By declaring general mobilisation on September 1, the Swiss government sent a clear signal: “an entire population armed and ready to defend the inviolability of its borders, whoever the aggressor,” wrote the Neue Zürcher Zeitung.
Le Confédéré added: “If a foreign country should enter Switzerland, it will have to march over not only dead soldiers but also children and women – until the last survivor.”
An appeal for resistance which, although not with the same emphasis, was shared by all the newspapers which underlined, in the words of the Berner Tagblatt, the “sangfroid” with which the Swiss population had reacted to mobilisation.

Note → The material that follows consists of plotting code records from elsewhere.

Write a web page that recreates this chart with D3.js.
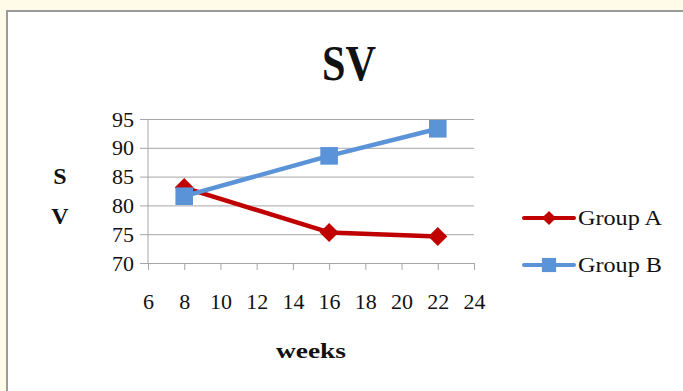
<!DOCTYPE html>
<html>
<head>
<meta charset="utf-8">
<script src="https://cdn.jsdelivr.net/npm/d3@7"></script>
<style>
  html, body { margin: 0; padding: 0; background: #fffbe8; }
  svg { display: block; }
  svg text { font-family: "Liberation Serif", "DejaVu Serif", serif; fill: #111; }
</style>
</head>
<body>
<svg id="chart" width="683" height="391"></svg>
<script>
// Measurement weeks and SV values per group
const weeks = [8, 16, 22];
const groupA = [83.1, 75.3, 74.6];
const groupB = [81.6, 88.6, 93.3];
const xTicks = [6, 8, 10, 12, 14, 16, 18, 20, 22, 24];
const yTicks = [70, 75, 80, 85, 90, 95];
const seriesNames = ["Group A", "Group B"];
const seriesColors = ["#c00000", "#5b93d8"];

const svg = d3.select("#chart");

// Frame of the chart panel
svg.append("rect")
  .attr("x", 7).attr("y", 11)
  .attr("width", 700).attr("height", 400)
  .attr("fill", "#ffffff")
  .attr("stroke", "#9a9a9a")
  .attr("stroke-width", 2);

const x = d3.scaleLinear().domain([6, 24]).range([148, 474]);
const y = d3.scaleLinear().domain([70, 95]).range([263, 119]);

// Horizontal gridlines with tick labels on the left
const yAxis = d3.axisLeft(y).tickValues(yTicks).tickSize(326 + 8).tickPadding(6);
const gy = svg.append("g").attr("transform", "translate(474,0)").call(yAxis)
  .attr("font-family", null).attr("font-size", null);
gy.select(".domain").remove();
gy.selectAll(".tick line").attr("stroke", "#a6a6a6").attr("stroke-width", 1);
gy.selectAll(".tick text").attr("font-size", 22).attr("fill", "#111");

// Vertical axis line
svg.append("line")
  .attr("x1", x(6)).attr("x2", x(6))
  .attr("y1", y(95)).attr("y2", y(70))
  .attr("stroke", "#a6a6a6").attr("stroke-width", 1);

// Bottom axis
const xAxis = d3.axisBottom(x).tickValues(xTicks).tickSize(7).tickSizeOuter(0).tickPadding(23);
const gx = svg.append("g").attr("transform", `translate(0,${y(70)})`).call(xAxis)
  .attr("font-family", null).attr("font-size", null);
gx.select(".domain").attr("stroke", "#a6a6a6");
gx.selectAll(".tick line").attr("stroke", "#a6a6a6");
gx.selectAll(".tick text").attr("font-size", 22).attr("fill", "#111");

// Title and axis titles
svg.append("text")
  .attr("x", 349).attr("y", 80)
  .attr("text-anchor", "middle")
  .attr("font-size", 50).attr("font-weight", "bold")
  .attr("textLength", 54).attr("lengthAdjust", "spacingAndGlyphs")
  .text("SV");

svg.append("text").attr("x", 60).attr("y", 184).attr("text-anchor", "middle")
  .attr("font-size", 24).attr("font-weight", "bold").text("S");
svg.append("text").attr("x", 60).attr("y", 224).attr("text-anchor", "middle")
  .attr("font-size", 24).attr("font-weight", "bold").text("V");

svg.append("text").attr("x", 311).attr("y", 358).attr("text-anchor", "middle")
  .attr("font-size", 22).attr("font-weight", "bold")
  .attr("textLength", 70).attr("lengthAdjust", "spacingAndGlyphs")
  .text("weeks");

// Series lines and markers
const line = d3.line().x(d => x(d[0])).y(d => y(d[1]));
const series = [groupA, groupB].map(vals => weeks.map((w, i) => [w, vals[i]]));

const diamond = d3.symbol().type(d3.symbolSquare).size(180);
const square = d3.symbol().type(d3.symbolSquare).size(310);

series.forEach((pts, si) => {
  svg.append("path").datum(pts)
    .attr("d", line)
    .attr("fill", "none")
    .attr("stroke", seriesColors[si])
    .attr("stroke-width", 4.5)
    .attr("stroke-linejoin", "round");
});

series.forEach((pts, si) => {
  svg.selectAll(null).data(pts).enter().append("path")
    .attr("d", si === 0 ? diamond : square)
    .attr("transform", d => `translate(${x(d[0])},${y(d[1])})` + (si === 0 ? " rotate(45)" : ""))
    .attr("fill", seriesColors[si]);
});

// Legend
const legendY = [218, 265];
seriesNames.forEach((name, si) => {
  const g = svg.append("g").attr("transform", `translate(0,${legendY[si]})`);
  g.append("line").attr("x1", 524).attr("x2", 574).attr("y1", 0).attr("y2", 0)
    .attr("stroke", seriesColors[si]).attr("stroke-width", 4).attr("stroke-linecap", "round");
  g.append("path")
    .attr("d", si === 0 ? d3.symbol().type(d3.symbolSquare).size(100)() : d3.symbol().type(d3.symbolSquare).size(200)())
    .attr("transform", si === 0 ? "translate(549,0) rotate(45)" : "translate(549,0)")
    .attr("fill", seriesColors[si]);
  g.append("text").attr("x", 578).attr("y", 7).attr("font-size", 21)
    .attr("textLength", 84).attr("lengthAdjust", "spacingAndGlyphs")
    .text(name);
});
</script>
</body>
</html>
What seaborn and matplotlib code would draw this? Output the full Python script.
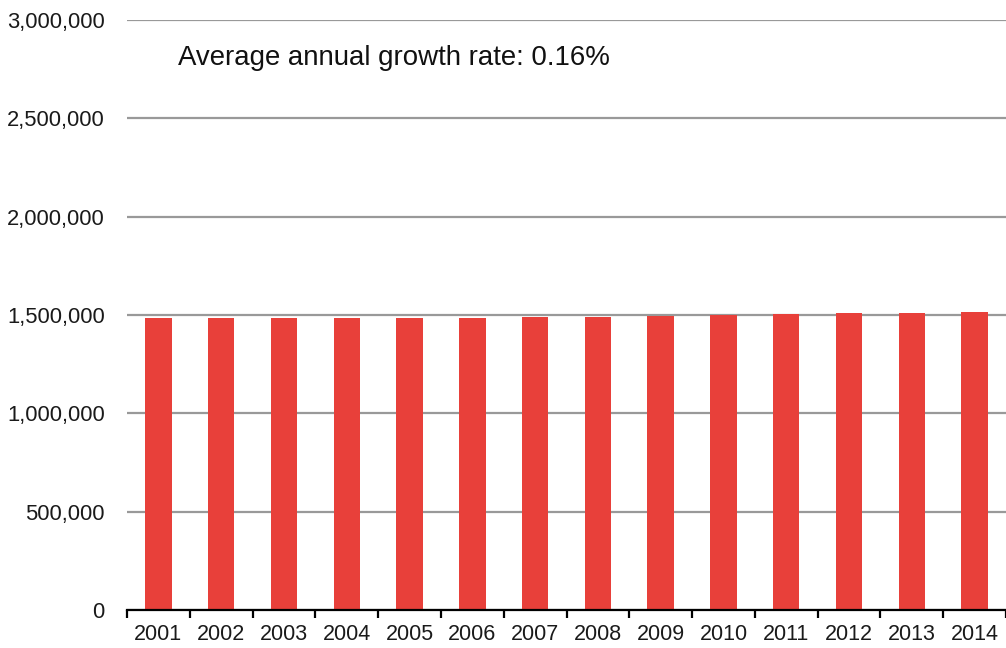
import numpy as np
import pandas as pd
import matplotlib
matplotlib.use("Agg")
import matplotlib.pyplot as plt
import seaborn as sns
from matplotlib.ticker import FuncFormatter

years = ["2001", "2002", "2003", "2004", "2005", "2006", "2007",
         "2008", "2009", "2010", "2011", "2012", "2013", "2014"]
population = [1483000, 1483000, 1483500, 1486000, 1486500, 1487000, 1487500,
              1491000, 1495000, 1500000, 1503500, 1510000, 1512000, 1517000]
annotation = "Average annual growth rate: 0.16%"

sns.set_theme(style="white")
plt.rcParams["font.family"] = ["Liberation Sans", "DejaVu Sans"]

df = pd.DataFrame({"year": years, "value": population})

fig = plt.figure(figsize=(10.06, 6.48), dpi=100)
ax = fig.add_axes([127 / 1006, 1 - 610 / 648, 1 - 127 / 1006, (610 - 20) / 648])

sns.barplot(data=df, x="year", y="value", color="#E8403A", width=0.42,
            saturation=1, ax=ax)
for p in ax.patches:
    p.set_zorder(3)
    p.set_linewidth(0)

ax.set_ylim(0, 3000000)
ax.set_xlim(-0.5, 13.39)
ax.set_yticks(np.arange(0, 3000001, 500000))
ax.yaxis.set_major_formatter(FuncFormatter(lambda v, p: f"{int(v):,}"))
ax.set_axisbelow(True)
ax.grid(axis="y", color="#999999", linewidth=1.6)
for s in ["left", "right", "top"]:
    ax.spines[s].set_visible(False)
ax.spines["bottom"].set_color("black")
ax.spines["bottom"].set_linewidth(1.6)
ax.spines["bottom"].set_zorder(4)

ax.set_xticks(np.arange(-0.5, 14, 1), minor=True)
ax.tick_params(axis="x", which="minor", length=6, width=1.6, color="black", direction="out", bottom=True)
ax.tick_params(axis="x", which="major", length=0, pad=10, labelsize=15.5, labelcolor="#1a1a1a")
ax.tick_params(axis="y", length=0, pad=16, labelsize=15.8, labelcolor="#1a1a1a")
ax.set_xlabel("")
ax.set_ylabel("")

ax.text(0.306, 2771000, annotation, fontsize=19.9, color="#111111", va="baseline", ha="left")

fig.savefig("out.png", dpi=100)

And unlike in 1914, when the country had found itself divided between the French-speaking Swiss who sympathised with France and the German-speaking Swiss who looked to the German Empire, this time Switzerland was “much more united in its way of judging events”, reckoned the Journal de Genève.
This was because “small nations such as ours, whose existence depends on the respect of international engagement, would not know how to imagine the use in politics of methods of violence”.